If you don't read the whole thing (recommend that you do), a key insight: "...So instead of chasing trendy titles I think it’s more valuable to just excel at design or engineering, first, before trying to do both and, like most fusion restaurants, just being bad at either." ☕️
Ok happy Monday!
At risk of giving a slightly trope-y response, I think of design as the ability to identify and solve leveraged problems.
I think of engineering almost exactly the same as design, just with more emphasis on the solving part.
I see many people who are adopting the persona of “design engineer” who seem mostly into the veneer layer of software, like making interfaces a little more animated or expressive.
Those aren’t in and of themselves bad things necessarily, but if all you are doing is taking someone else’s design (their solution, their intent, maybe exemplified in a facsimile like a mockup) and implementing it into an existing system (following established principles and frameworks, never really concerning yourself with anything beyond the DOM), then that’s just like being an assembly line decorator.
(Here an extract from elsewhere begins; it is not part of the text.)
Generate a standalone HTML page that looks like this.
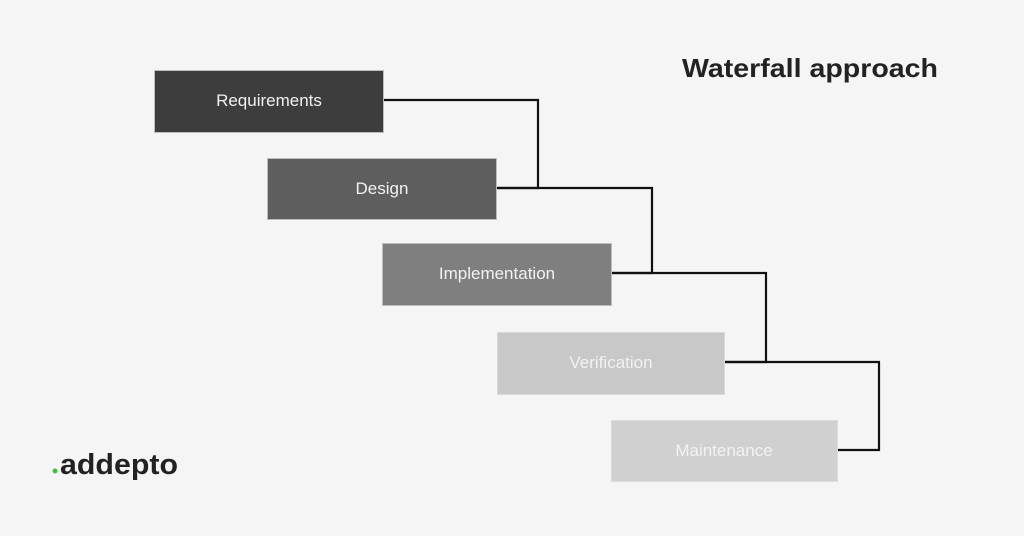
<!DOCTYPE html>
<html><head><meta charset="utf-8"><style>
body{margin:0;width:1024px;height:536px;background:#f5f5f5;overflow:hidden;font-family:"Liberation Sans",sans-serif}
</style></head><body>
<svg width="1024" height="536" xmlns="http://www.w3.org/2000/svg" style="position:absolute;left:0;top:0">
<rect width="1024" height="536" fill="#f5f5f5"/>
<g fill="none" stroke="#111" stroke-width="2.2">
<polyline points="383,100 538,100 538,188 496,188"/>
<polyline points="496,188 652,188 652,273 611,273"/>
<polyline points="611,273 766,273 766,362 724,362"/>
<polyline points="724,362 879,362 879,450 837,450"/>
</g>
<g stroke="#bdbdbd" stroke-width="1">
<rect x="154.5" y="70.5" width="229" height="62" fill="#3d3d3d"/>
<rect x="267.5" y="158.5" width="229" height="61" fill="#5e5e5e"/>
<rect x="382.5" y="243.5" width="229" height="62" fill="#7f7f7f"/>
<rect x="497.5" y="332.5" width="227" height="62" fill="#c8c8c8" stroke="#d8d8d8"/>
<rect x="611.5" y="420.5" width="226" height="61" fill="#d0d0d0" stroke="#dcdcdc"/>
</g>
<g font-family="Liberation Sans, sans-serif" font-size="17" text-anchor="middle" fill="#f2f2f2">
<text x="269" y="106">Requirements</text>
<text x="382" y="194">Design</text>
<text x="497" y="279">Implementation</text>
<text x="611" y="368">Verification</text>
<text x="724" y="456">Maintenance</text>
</g>
<text x="682" y="77" font-family="Liberation Sans, sans-serif" font-weight="bold" font-size="26" fill="#222" textLength="256" lengthAdjust="spacingAndGlyphs">Waterfall approach</text>
<circle cx="55" cy="471" r="2.5" fill="#3cc13c"/>
<text x="60" y="474" font-family="Liberation Sans, sans-serif" font-weight="bold" font-size="29" fill="#222" textLength="118" lengthAdjust="spacingAndGlyphs">addepto</text>
</svg>
</body></html>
Which doesn’t have zero value!
But it has far less value than someone I could task with figuring out how we should increase a specific KPI or take better advantage of caching and bundling to reduce costs and load times for our mobile users if we are blowing up in parts of Asia or Africa and understands the tradeoffs of multiple competing solutions.
So instead of chasing trendy titles I think it’s more valuable to just excel at design or engineering, first, before trying to do both and, like most fusion restaurants, just being bad at either.